## PROBLEM DESCRIPTION:
Return exactly and only these lines: the first of the listing through the one containing "import plotly.graph_objects as go".
---
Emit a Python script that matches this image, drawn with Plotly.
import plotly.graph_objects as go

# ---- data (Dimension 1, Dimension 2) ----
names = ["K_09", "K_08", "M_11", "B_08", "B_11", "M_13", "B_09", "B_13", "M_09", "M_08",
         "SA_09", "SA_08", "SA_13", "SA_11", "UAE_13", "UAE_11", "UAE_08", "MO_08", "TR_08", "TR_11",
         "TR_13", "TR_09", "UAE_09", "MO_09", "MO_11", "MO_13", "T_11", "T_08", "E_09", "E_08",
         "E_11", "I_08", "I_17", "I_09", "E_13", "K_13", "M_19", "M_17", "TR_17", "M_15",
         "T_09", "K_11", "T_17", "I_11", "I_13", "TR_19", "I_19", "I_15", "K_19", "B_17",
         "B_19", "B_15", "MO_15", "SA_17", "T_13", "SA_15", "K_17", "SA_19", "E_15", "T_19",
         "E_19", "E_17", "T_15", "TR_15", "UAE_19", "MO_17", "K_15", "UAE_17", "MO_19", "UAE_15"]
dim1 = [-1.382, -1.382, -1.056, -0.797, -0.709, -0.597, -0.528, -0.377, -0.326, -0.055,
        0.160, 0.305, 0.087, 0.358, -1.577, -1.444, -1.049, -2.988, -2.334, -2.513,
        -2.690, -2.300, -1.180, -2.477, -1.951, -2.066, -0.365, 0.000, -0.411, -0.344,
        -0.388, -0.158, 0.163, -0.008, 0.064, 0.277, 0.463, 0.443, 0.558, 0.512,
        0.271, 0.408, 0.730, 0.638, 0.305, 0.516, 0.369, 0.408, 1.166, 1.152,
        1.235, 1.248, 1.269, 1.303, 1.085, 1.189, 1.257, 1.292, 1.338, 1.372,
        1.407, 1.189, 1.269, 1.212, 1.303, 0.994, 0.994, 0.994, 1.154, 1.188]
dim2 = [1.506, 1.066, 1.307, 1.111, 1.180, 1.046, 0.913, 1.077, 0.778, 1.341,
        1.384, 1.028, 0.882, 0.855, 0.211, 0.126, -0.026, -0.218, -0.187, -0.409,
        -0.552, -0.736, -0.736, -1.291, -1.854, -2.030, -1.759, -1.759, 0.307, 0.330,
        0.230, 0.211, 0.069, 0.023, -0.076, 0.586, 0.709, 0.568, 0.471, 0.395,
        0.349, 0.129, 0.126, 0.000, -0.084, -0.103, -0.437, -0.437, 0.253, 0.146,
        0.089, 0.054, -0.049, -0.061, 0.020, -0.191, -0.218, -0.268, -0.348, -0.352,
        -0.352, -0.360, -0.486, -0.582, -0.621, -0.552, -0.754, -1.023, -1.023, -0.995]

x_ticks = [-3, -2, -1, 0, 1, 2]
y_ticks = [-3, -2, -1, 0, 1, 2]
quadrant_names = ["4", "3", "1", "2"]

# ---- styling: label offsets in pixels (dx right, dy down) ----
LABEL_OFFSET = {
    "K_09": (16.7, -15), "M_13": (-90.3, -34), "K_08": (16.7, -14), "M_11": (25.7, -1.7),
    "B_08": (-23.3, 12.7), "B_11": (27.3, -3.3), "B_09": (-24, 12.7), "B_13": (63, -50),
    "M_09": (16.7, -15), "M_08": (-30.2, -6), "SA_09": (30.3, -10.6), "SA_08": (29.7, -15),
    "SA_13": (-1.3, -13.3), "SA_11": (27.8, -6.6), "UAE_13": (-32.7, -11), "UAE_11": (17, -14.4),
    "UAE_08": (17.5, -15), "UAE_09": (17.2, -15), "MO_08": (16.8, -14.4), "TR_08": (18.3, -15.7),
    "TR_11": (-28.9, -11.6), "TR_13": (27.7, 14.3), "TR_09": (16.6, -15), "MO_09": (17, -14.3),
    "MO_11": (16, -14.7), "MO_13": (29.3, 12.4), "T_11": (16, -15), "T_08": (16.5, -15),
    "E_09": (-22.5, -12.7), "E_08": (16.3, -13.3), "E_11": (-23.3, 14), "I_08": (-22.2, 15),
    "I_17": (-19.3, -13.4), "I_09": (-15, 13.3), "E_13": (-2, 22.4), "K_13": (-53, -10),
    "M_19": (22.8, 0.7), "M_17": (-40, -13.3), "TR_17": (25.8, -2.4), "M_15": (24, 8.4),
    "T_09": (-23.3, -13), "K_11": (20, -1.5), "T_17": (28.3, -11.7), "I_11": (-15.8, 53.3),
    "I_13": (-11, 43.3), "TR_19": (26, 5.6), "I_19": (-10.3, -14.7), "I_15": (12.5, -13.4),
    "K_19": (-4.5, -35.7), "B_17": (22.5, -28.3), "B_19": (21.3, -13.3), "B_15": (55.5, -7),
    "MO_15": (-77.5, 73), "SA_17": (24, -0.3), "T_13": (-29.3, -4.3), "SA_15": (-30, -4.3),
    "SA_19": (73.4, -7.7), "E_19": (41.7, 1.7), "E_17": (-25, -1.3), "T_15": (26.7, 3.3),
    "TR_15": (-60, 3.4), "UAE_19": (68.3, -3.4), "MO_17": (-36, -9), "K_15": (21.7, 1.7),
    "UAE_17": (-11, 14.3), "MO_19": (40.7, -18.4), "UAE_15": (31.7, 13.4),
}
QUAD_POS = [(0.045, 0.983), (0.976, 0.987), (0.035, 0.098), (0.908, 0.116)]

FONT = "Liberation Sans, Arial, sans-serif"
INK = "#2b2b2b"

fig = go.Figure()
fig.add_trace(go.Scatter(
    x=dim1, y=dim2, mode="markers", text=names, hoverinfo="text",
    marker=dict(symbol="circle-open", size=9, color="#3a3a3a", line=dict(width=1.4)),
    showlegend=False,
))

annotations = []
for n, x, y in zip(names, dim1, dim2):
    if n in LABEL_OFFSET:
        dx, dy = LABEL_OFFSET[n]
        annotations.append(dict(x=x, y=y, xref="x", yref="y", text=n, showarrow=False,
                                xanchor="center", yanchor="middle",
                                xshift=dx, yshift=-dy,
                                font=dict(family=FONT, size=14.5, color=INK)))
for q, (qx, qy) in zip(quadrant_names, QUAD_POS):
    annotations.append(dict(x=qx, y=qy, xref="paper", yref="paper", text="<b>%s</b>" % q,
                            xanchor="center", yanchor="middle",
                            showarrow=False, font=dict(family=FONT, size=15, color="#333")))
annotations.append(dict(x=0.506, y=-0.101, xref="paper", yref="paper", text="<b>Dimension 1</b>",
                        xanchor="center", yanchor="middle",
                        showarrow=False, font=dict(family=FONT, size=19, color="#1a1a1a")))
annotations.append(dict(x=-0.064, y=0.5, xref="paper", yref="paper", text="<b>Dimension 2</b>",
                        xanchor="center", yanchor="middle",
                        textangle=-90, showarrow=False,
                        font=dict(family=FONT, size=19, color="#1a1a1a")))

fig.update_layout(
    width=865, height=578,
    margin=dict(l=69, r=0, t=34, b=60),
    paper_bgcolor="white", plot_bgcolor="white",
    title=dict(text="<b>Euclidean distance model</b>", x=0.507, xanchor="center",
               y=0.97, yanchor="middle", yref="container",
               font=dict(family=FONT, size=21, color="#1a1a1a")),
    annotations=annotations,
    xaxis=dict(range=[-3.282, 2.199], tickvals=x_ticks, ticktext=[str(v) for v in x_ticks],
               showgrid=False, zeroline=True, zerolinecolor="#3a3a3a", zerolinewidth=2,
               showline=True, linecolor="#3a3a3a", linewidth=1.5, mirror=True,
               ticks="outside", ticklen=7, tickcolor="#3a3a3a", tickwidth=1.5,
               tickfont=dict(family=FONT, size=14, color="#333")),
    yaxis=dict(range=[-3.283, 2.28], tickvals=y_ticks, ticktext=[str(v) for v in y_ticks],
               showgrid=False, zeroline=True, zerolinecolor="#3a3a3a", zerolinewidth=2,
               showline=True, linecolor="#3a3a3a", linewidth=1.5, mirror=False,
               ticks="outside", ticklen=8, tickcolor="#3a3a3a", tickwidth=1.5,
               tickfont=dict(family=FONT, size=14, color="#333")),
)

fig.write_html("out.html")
---
## THE RESULT:
Emit a Python script that matches this image, drawn with Plotly.
import plotly.graph_objects as go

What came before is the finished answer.